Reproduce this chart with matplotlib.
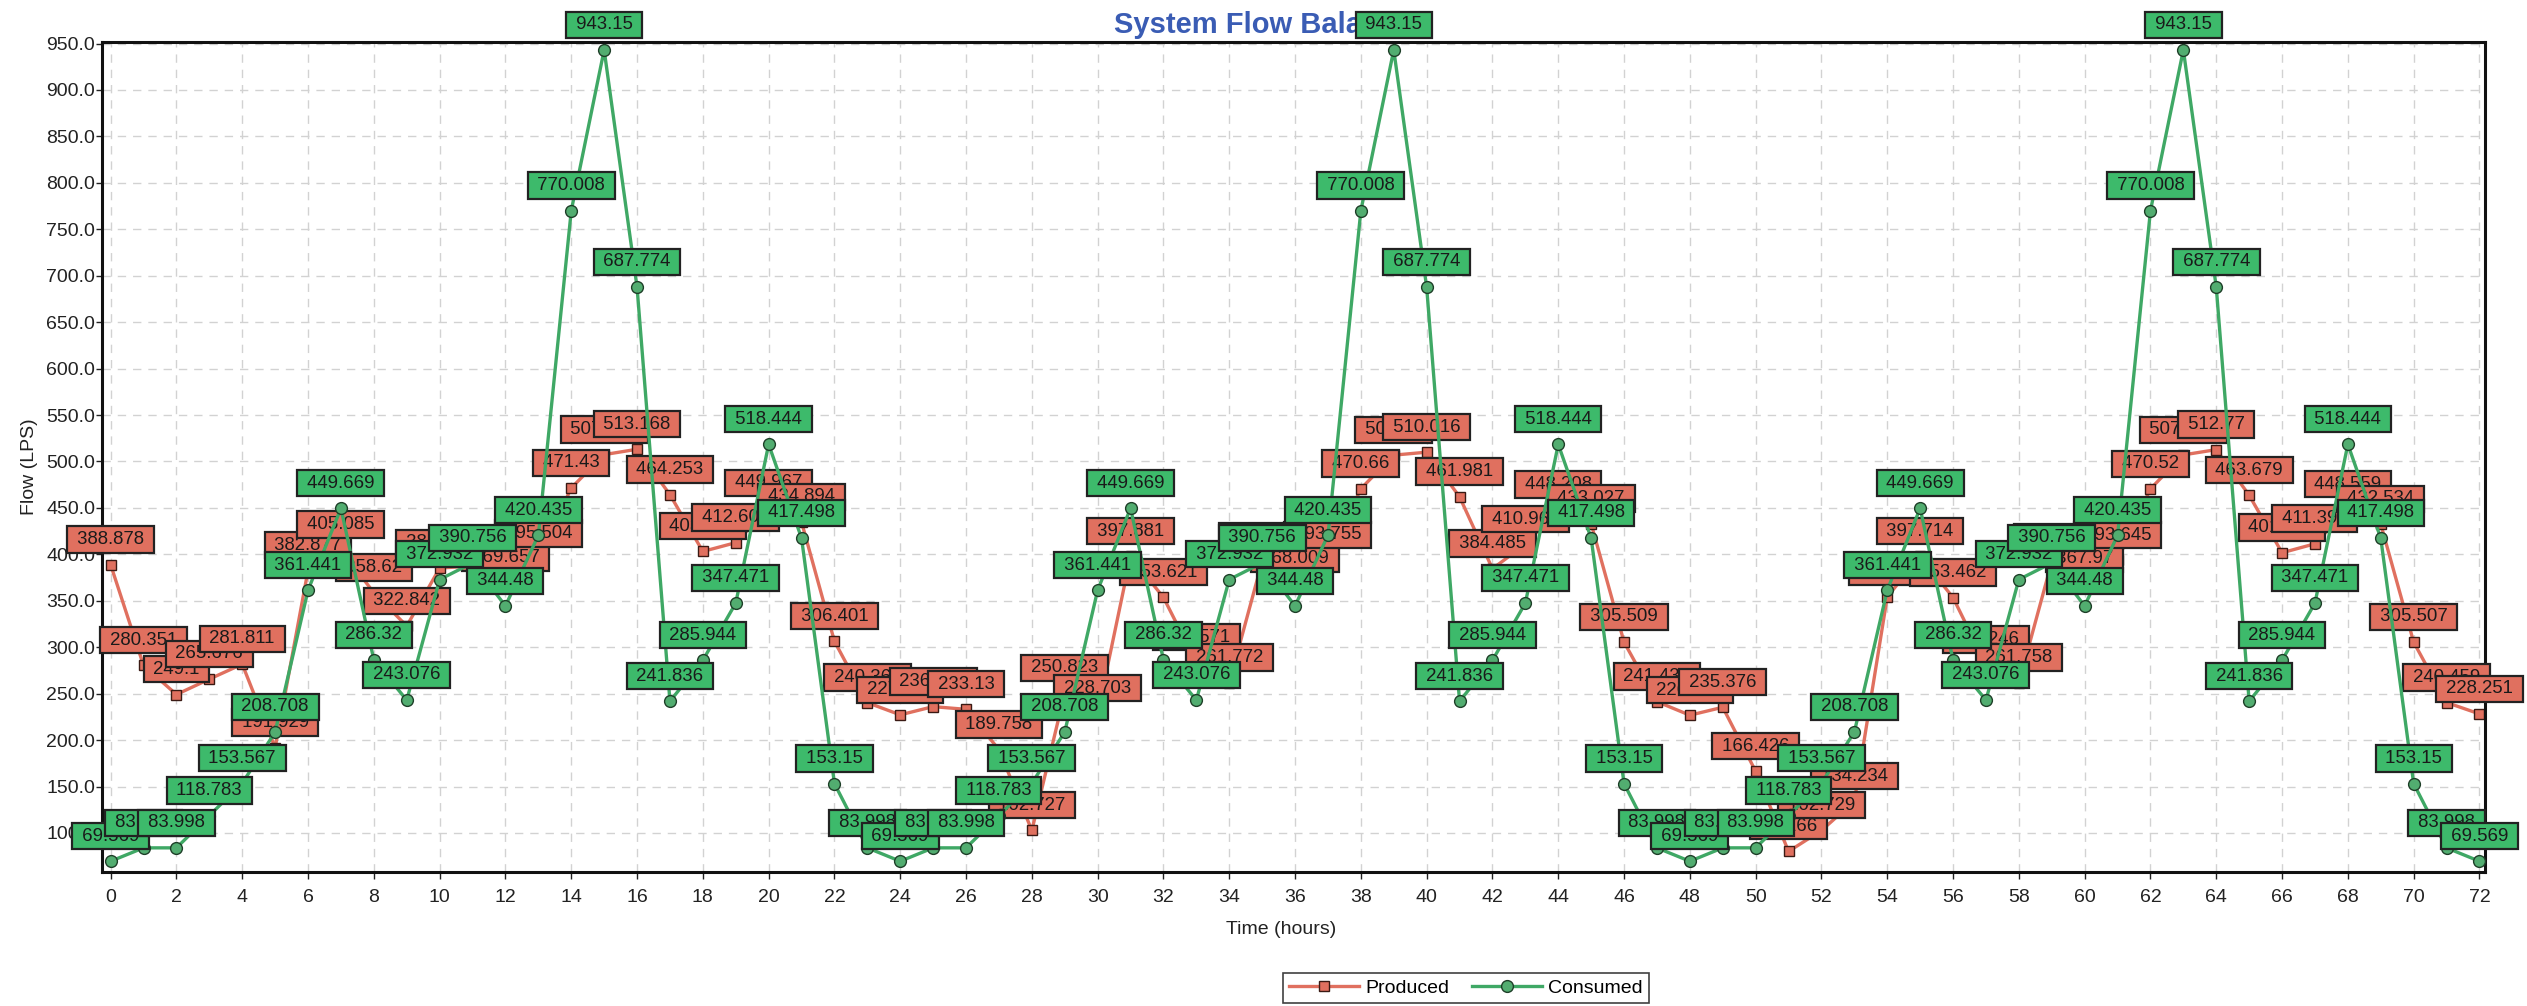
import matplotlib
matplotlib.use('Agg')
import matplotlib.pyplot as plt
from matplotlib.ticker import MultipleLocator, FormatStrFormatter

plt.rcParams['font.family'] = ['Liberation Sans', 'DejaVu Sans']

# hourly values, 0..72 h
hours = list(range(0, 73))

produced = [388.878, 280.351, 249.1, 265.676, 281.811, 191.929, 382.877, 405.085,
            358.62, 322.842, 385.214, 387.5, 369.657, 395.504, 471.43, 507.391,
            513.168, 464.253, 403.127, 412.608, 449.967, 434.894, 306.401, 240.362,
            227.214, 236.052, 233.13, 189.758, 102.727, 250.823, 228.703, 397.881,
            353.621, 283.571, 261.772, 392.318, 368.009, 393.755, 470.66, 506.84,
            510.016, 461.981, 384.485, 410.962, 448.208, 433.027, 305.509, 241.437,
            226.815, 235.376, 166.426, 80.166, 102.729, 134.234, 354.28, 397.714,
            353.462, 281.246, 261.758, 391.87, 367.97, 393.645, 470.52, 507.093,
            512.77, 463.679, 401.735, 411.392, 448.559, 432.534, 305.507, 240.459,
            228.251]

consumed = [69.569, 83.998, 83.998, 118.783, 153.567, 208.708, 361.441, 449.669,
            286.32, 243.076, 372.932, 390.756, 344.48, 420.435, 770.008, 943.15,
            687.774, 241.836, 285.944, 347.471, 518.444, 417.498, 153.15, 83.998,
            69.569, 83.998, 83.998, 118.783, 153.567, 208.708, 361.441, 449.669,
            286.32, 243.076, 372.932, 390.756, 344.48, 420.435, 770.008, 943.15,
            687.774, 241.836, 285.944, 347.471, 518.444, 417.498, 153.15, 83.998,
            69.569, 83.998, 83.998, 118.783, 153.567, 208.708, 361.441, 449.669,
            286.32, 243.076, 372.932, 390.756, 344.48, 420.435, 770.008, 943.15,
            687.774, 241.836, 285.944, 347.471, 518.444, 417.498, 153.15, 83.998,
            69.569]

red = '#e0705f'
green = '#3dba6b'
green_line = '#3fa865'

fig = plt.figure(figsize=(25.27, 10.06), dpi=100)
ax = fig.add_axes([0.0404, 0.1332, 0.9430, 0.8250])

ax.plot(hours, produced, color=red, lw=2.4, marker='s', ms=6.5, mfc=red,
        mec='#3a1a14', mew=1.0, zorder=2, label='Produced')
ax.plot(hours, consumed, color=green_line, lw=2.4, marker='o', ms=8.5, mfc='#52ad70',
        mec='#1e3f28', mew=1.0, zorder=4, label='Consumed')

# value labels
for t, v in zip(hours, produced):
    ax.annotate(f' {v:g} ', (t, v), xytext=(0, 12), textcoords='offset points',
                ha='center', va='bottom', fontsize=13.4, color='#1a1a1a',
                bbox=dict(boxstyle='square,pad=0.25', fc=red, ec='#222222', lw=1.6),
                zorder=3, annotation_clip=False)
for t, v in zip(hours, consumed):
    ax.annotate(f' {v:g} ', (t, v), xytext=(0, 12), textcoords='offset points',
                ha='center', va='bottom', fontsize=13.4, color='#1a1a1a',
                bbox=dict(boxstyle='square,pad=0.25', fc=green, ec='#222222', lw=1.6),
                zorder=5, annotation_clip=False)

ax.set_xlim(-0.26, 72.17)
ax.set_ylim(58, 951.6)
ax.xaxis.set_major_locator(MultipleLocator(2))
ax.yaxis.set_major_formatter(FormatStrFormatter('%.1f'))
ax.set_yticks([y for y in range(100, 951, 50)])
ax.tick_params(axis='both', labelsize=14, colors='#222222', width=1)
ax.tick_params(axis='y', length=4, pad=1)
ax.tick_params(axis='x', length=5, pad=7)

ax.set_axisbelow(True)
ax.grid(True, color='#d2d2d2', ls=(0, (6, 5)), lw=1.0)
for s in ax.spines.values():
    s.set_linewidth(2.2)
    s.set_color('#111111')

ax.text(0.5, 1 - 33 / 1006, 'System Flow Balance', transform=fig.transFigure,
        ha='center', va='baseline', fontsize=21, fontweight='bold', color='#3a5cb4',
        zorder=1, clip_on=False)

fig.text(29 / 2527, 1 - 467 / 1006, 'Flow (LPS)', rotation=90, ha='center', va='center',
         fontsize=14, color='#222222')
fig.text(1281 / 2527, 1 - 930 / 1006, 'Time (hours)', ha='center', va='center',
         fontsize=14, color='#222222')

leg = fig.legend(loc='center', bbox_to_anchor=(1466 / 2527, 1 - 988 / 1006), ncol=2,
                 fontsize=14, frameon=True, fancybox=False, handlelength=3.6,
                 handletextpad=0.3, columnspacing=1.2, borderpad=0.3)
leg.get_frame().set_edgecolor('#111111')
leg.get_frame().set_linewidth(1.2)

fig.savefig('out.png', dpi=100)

══════════════════════════════

-- Do this --
Repeat the material above in full and exactly, apart from the pictures.

-- Task answer --
Reproduce this chart with matplotlib.
import matplotlib
matplotlib.use('Agg')
import matplotlib.pyplot as plt
from matplotlib.ticker import MultipleLocator, FormatStrFormatter

plt.rcParams['font.family'] = ['Liberation Sans', 'DejaVu Sans']

# hourly values, 0..72 h
hours = list(range(0, 73))

produced = [388.878, 280.351, 249.1, 265.676, 281.811, 191.929, 382.877, 405.085,
            358.62, 322.842, 385.214, 387.5, 369.657, 395.504, 471.43, 507.391,
            513.168, 464.253, 403.127, 412.608, 449.967, 434.894, 306.401, 240.362,
            227.214, 236.052, 233.13, 189.758, 102.727, 250.823, 228.703, 397.881,
            353.621, 283.571, 261.772, 392.318, 368.009, 393.755, 470.66, 506.84,
            510.016, 461.981, 384.485, 410.962, 448.208, 433.027, 305.509, 241.437,
            226.815, 235.376, 166.426, 80.166, 102.729, 134.234, 354.28, 397.714,
            353.462, 281.246, 261.758, 391.87, 367.97, 393.645, 470.52, 507.093,
            512.77, 463.679, 401.735, 411.392, 448.559, 432.534, 305.507, 240.459,
            228.251]

consumed = [69.569, 83.998, 83.998, 118.783, 153.567, 208.708, 361.441, 449.669,
            286.32, 243.076, 372.932, 390.756, 344.48, 420.435, 770.008, 943.15,
            687.774, 241.836, 285.944, 347.471, 518.444, 417.498, 153.15, 83.998,
            69.569, 83.998, 83.998, 118.783, 153.567, 208.708, 361.441, 449.669,
            286.32, 243.076, 372.932, 390.756, 344.48, 420.435, 770.008, 943.15,
            687.774, 241.836, 285.944, 347.471, 518.444, 417.498, 153.15, 83.998,
            69.569, 83.998, 83.998, 118.783, 153.567, 208.708, 361.441, 449.669,
            286.32, 243.076, 372.932, 390.756, 344.48, 420.435, 770.008, 943.15,
            687.774, 241.836, 285.944, 347.471, 518.444, 417.498, 153.15, 83.998,
            69.569]

red = '#e0705f'
green = '#3dba6b'
green_line = '#3fa865'

fig = plt.figure(figsize=(25.27, 10.06), dpi=100)
ax = fig.add_axes([0.0404, 0.1332, 0.9430, 0.8250])

ax.plot(hours, produced, color=red, lw=2.4, marker='s', ms=6.5, mfc=red,
        mec='#3a1a14', mew=1.0, zorder=2, label='Produced')
ax.plot(hours, consumed, color=green_line, lw=2.4, marker='o', ms=8.5, mfc='#52ad70',
        mec='#1e3f28', mew=1.0, zorder=4, label='Consumed')

# value labels
for t, v in zip(hours, produced):
    ax.annotate(f' {v:g} ', (t, v), xytext=(0, 12), textcoords='offset points',
                ha='center', va='bottom', fontsize=13.4, color='#1a1a1a',
                bbox=dict(boxstyle='square,pad=0.25', fc=red, ec='#222222', lw=1.6),
                zorder=3, annotation_clip=False)
for t, v in zip(hours, consumed):
    ax.annotate(f' {v:g} ', (t, v), xytext=(0, 12), textcoords='offset points',
                ha='center', va='bottom', fontsize=13.4, color='#1a1a1a',
                bbox=dict(boxstyle='square,pad=0.25', fc=green, ec='#222222', lw=1.6),
                zorder=5, annotation_clip=False)

ax.set_xlim(-0.26, 72.17)
ax.set_ylim(58, 951.6)
ax.xaxis.set_major_locator(MultipleLocator(2))
ax.yaxis.set_major_formatter(FormatStrFormatter('%.1f'))
ax.set_yticks([y for y in range(100, 951, 50)])
ax.tick_params(axis='both', labelsize=14, colors='#222222', width=1)
ax.tick_params(axis='y', length=4, pad=1)
ax.tick_params(axis='x', length=5, pad=7)

ax.set_axisbelow(True)
ax.grid(True, color='#d2d2d2', ls=(0, (6, 5)), lw=1.0)
for s in ax.spines.values():
    s.set_linewidth(2.2)
    s.set_color('#111111')

ax.text(0.5, 1 - 33 / 1006, 'System Flow Balance', transform=fig.transFigure,
        ha='center', va='baseline', fontsize=21, fontweight='bold', color='#3a5cb4',
        zorder=1, clip_on=False)

fig.text(29 / 2527, 1 - 467 / 1006, 'Flow (LPS)', rotation=90, ha='center', va='center',
         fontsize=14, color='#222222')
fig.text(1281 / 2527, 1 - 930 / 1006, 'Time (hours)', ha='center', va='center',
         fontsize=14, color='#222222')

leg = fig.legend(loc='center', bbox_to_anchor=(1466 / 2527, 1 - 988 / 1006), ncol=2,
                 fontsize=14, frameon=True, fancybox=False, handlelength=3.6,
                 handletextpad=0.3, columnspacing=1.2, borderpad=0.3)
leg.get_frame().set_edgecolor('#111111')
leg.get_frame().set_linewidth(1.2)

fig.savefig('out.png', dpi=100)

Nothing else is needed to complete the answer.